### Aim of the exercise
Take the material below and retype it in full; pictures are left out.

### Collected data

___

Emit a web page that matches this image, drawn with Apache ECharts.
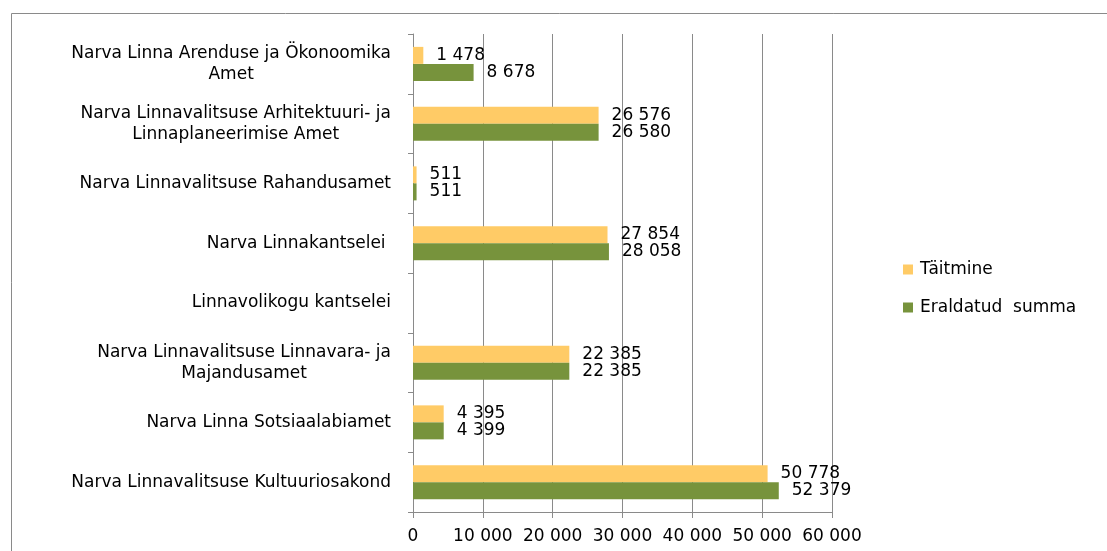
<!DOCTYPE html>
<html>
<head>
<meta charset="utf-8">
<script src="https://cdn.jsdelivr.net/npm/echarts@6/dist/echarts.min.js"></script>
<style>
html,body{margin:0;padding:0;background:#fff;}
#chart{width:1107px;height:551px;}
</style>
</head>
<body>
<div id="chart"></div>
<script>
// Categories listed bottom to top (ECharts category y-axis order)
const categories = [
  'Narva Linnavalitsuse Kultuuriosakond',
  'Narva Linna Sotsiaalabiamet',
  'Narva Linnavalitsuse Linnavara- ja\nMajandusamet',
  'Linnavolikogu kantselei',
  'Narva Linnakantselei ',
  'Narva Linnavalitsuse Rahandusamet',
  'Narva Linnavalitsuse Arhitektuuri- ja\nLinnaplaneerimise Amet',
  'Narva Linna Arenduse ja Ökonoomika\nAmet'
];
const taitmine = [50778, 4395, 22385, null, 27854, 511, 26576, 1478];
const eraldatud = [52379, 4399, 22385, null, 28058, 511, 26580, 8678];
const seriesNames = ['Täitmine', 'Eraldatud  summa'];
const xTicks = [0, 10000, 20000, 30000, 40000, 50000, 60000];

const FONT = 'DejaVu Sans';
const fmt = v => String(v).replace(/\B(?=(\d{3})+(?!\d))/g, ' ');

const chart = echarts.init(document.getElementById('chart'), null, {renderer: 'canvas'});
const labelStyle = {
  show: true,
  position: 'right',
  distance: 13,
  color: '#000',
  fontFamily: FONT,
  fontSize: 17,
  formatter: p => fmt(p.value)
};
chart.setOption({
  animation: false,
  backgroundColor: '#fff',
  graphic: [{
    type: 'rect',
    shape: {x: 11.5, y: 13.5, width: 1200, height: 700},
    style: {fill: 'none', stroke: '#8a8a8a', lineWidth: 1},
    silent: true,
    z: -1
  }],
  grid: {left: 413, right: 275, top: 34, bottom: 39, containLabel: false},
  legend: {
    orient: 'vertical',
    left: 903,
    top: 261,
    padding: 0,
    itemWidth: 10,
    itemHeight: 10,
    itemGap: 21,
    icon: 'rect',
    data: seriesNames,
    textStyle: {fontFamily: FONT, fontSize: 17, color: '#000', padding: [0, 0, 0, 2]}
  },
  xAxis: {
    type: 'value',
    min: xTicks[0],
    max: xTicks[xTicks.length - 1],
    interval: xTicks[1] - xTicks[0],
    axisLine: {show: true, lineStyle: {color: '#8a8a8a', width: 1}},
    axisTick: {show: true, length: 6, lineStyle: {color: '#8a8a8a'}},
    splitLine: {show: true, lineStyle: {color: '#8a8a8a', width: 1}},
    axisLabel: {
      color: '#000', fontFamily: FONT, fontSize: 17, margin: 16,
      formatter: v => fmt(v)
    }
  },
  yAxis: {
    type: 'category',
    data: categories,
    axisLine: {show: true, lineStyle: {color: '#8a8a8a', width: 1}},
    axisTick: {show: true, length: 5, lineStyle: {color: '#8a8a8a'}},
    splitLine: {show: false},
    axisLabel: {
      color: '#000', fontFamily: FONT, fontSize: 17, margin: 22, lineHeight: 21,
      formatter: v => v.split('\n').map(s => '{c|' + s + '}').join('\n'),
      rich: {c: {align: 'center', fontFamily: FONT, fontSize: 17, color: '#000', lineHeight: 21}}
    }
  },
  series: [
    {
      name: seriesNames[0], type: 'bar', data: taitmine,
      barWidth: 17, barGap: '0%',
      itemStyle: {color: '#FFCB66'},
      label: labelStyle
    },
    {
      name: seriesNames[1], type: 'bar', data: eraldatud,
      barWidth: 17, barGap: '0%',
      itemStyle: {color: '#77933C'},
      label: labelStyle
    }
  ]
});
</script>
</body>
</html>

___

### Correct result
Emit a web page that matches this image, drawn with Apache ECharts.
<!DOCTYPE html>
<html>
<head>
<meta charset="utf-8">
<script src="https://cdn.jsdelivr.net/npm/echarts@6/dist/echarts.min.js"></script>
<style>
html,body{margin:0;padding:0;background:#fff;}
#chart{width:1107px;height:551px;}
</style>
</head>
<body>
<div id="chart"></div>
<script>
// Categories listed bottom to top (ECharts category y-axis order)
const categories = [
  'Narva Linnavalitsuse Kultuuriosakond',
  'Narva Linna Sotsiaalabiamet',
  'Narva Linnavalitsuse Linnavara- ja\nMajandusamet',
  'Linnavolikogu kantselei',
  'Narva Linnakantselei ',
  'Narva Linnavalitsuse Rahandusamet',
  'Narva Linnavalitsuse Arhitektuuri- ja\nLinnaplaneerimise Amet',
  'Narva Linna Arenduse ja Ökonoomika\nAmet'
];
const taitmine = [50778, 4395, 22385, null, 27854, 511, 26576, 1478];
const eraldatud = [52379, 4399, 22385, null, 28058, 511, 26580, 8678];
const seriesNames = ['Täitmine', 'Eraldatud  summa'];
const xTicks = [0, 10000, 20000, 30000, 40000, 50000, 60000];

const FONT = 'DejaVu Sans';
const fmt = v => String(v).replace(/\B(?=(\d{3})+(?!\d))/g, ' ');

const chart = echarts.init(document.getElementById('chart'), null, {renderer: 'canvas'});
const labelStyle = {
  show: true,
  position: 'right',
  distance: 13,
  color: '#000',
  fontFamily: FONT,
  fontSize: 17,
  formatter: p => fmt(p.value)
};
chart.setOption({
  animation: false,
  backgroundColor: '#fff',
  graphic: [{
    type: 'rect',
    shape: {x: 11.5, y: 13.5, width: 1200, height: 700},
    style: {fill: 'none', stroke: '#8a8a8a', lineWidth: 1},
    silent: true,
    z: -1
  }],
  grid: {left: 413, right: 275, top: 34, bottom: 39, containLabel: false},
  legend: {
    orient: 'vertical',
    left: 903,
    top: 261,
    padding: 0,
    itemWidth: 10,
    itemHeight: 10,
    itemGap: 21,
    icon: 'rect',
    data: seriesNames,
    textStyle: {fontFamily: FONT, fontSize: 17, color: '#000', padding: [0, 0, 0, 2]}
  },
  xAxis: {
    type: 'value',
    min: xTicks[0],
    max: xTicks[xTicks.length - 1],
    interval: xTicks[1] - xTicks[0],
    axisLine: {show: true, lineStyle: {color: '#8a8a8a', width: 1}},
    axisTick: {show: true, length: 6, lineStyle: {color: '#8a8a8a'}},
    splitLine: {show: true, lineStyle: {color: '#8a8a8a', width: 1}},
    axisLabel: {
      color: '#000', fontFamily: FONT, fontSize: 17, margin: 16,
      formatter: v => fmt(v)
    }
  },
  yAxis: {
    type: 'category',
    data: categories,
    axisLine: {show: true, lineStyle: {color: '#8a8a8a', width: 1}},
    axisTick: {show: true, length: 5, lineStyle: {color: '#8a8a8a'}},
    splitLine: {show: false},
    axisLabel: {
      color: '#000', fontFamily: FONT, fontSize: 17, margin: 22, lineHeight: 21,
      formatter: v => v.split('\n').map(s => '{c|' + s + '}').join('\n'),
      rich: {c: {align: 'center', fontFamily: FONT, fontSize: 17, color: '#000', lineHeight: 21}}
    }
  },
  series: [
    {
      name: seriesNames[0], type: 'bar', data: taitmine,
      barWidth: 17, barGap: '0%',
      itemStyle: {color: '#FFCB66'},
      label: labelStyle
    },
    {
      name: seriesNames[1], type: 'bar', data: eraldatud,
      barWidth: 17, barGap: '0%',
      itemStyle: {color: '#77933C'},
      label: labelStyle
    }
  ]
});
</script>
</body>
</html>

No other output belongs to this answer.